Está linda, a Maria Clara. Esplendorosa. Muito ligada e esperta, feliz, risonha, com oito meses e dois dentinhos. Dorme a noite toda, mais de dez horas seguidas. Manda ver em mamadeiras, frutas e sopinhas sem nenhum ranço. Não estranha ninguém que não seja mesmo de se estranhar. Já dança, mesmo sentadinha, e adora batucar. Vai entrar pro Olodum. Enfim, um luxo de criança. Pronto, babei de vez. E agora estou proibido de me queixar da sorte, se me vir por aí reclamando da vida pode lascar uns cascudos sem pena nenhuma.

De resfriados e de algumas noites insone ninguém escapa, é lógico. Mas o único momento crítico que passamos, de muito choro, lá pelos três meses, foi rapidamente diagnosticado e resolvido: a Maria Clara tinha (ou desenvolvera) uma intolerância à lactose. Corrigida a alimentação da mãe, que passou a privar-se de leite de vaca e derivados, tudo voltou às mil maravilhas. E quando chegou a hora das mamadeiras, a solução foi um composto de soja, que pelo visto funciona muito bem. Assim será ainda por uns meses ou mesmo por uns anos, é o que me dizem, leite de soja na mamadeira da Maria Clara. Soja. O que será que isso me lembra?

Lembra o que escutei há pouco no rádio, era alguém dizendo que sou preconceituoso, atrasado, ignorante. Alguém que acha que devo aceitar o plantio e o consumo de soja transgênica mesmo que não se tenha concluído nenhum estudo decisivo sobre o impacto sanitário e ambiental desse tipo de produto. E mesmo que riscos graves já tenham sido apontados. Alguém que, antes de mais nada, afronta decisões da justiça federal sobre o assunto. Que afronta o bom senso. Que quer me impingir goela abaixo um frankenstein alimentar por conta do lucro ou produtividade de latifundiários e multinacionais. Alguém que está querendo mexer com o leitinho da minha filha. E aí eu viro bicho.

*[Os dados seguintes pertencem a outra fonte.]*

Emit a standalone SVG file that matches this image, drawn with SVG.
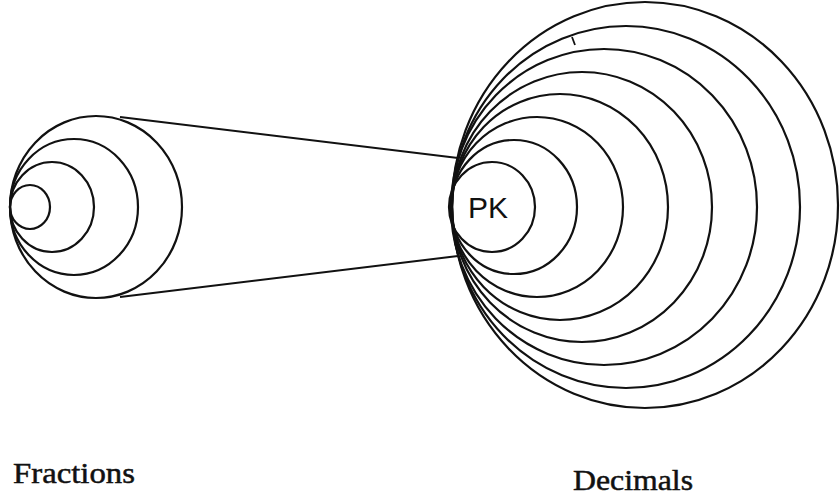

O maior absurdo é que já estamos, adultos e crianças, consumindo transgênicos embutidos em porcentagens desconhecidas em diversos alimentos, sem sequer a decência de um aviso ou de uma caveirinha desenhada no rótulo. A própria Wyeth, que fabrica o leite da Maria Clara, só os eliminou de seus produtos depois de pressionada por pesquisa e campanha do Greenpeace. Com a força que o lobby dos transgênicos tem mostrado, quem me garante que não voltará à fórmula anterior?

Não, não sou preconceituoso nem arauto do atraso tecnológico. Mas ignorantes somos todos, sobre esse assunto. Se a Ciência quiser misturar um tomate com uma jaca, em laboratório, pra ver no que é que dá, não me oponho. Já se a Monsanto quiser que a minha filha sirva de cobaia pra eles venderem mais herbicida, vão me encontrar com um trabuco de sal e dois cachorros no portão de casa. E um pé da boa e velha soja tradicional plantado no pátio.

Um abraço, Elizabeth, meu e da Maria Clara, que está linda e cheia de saúde.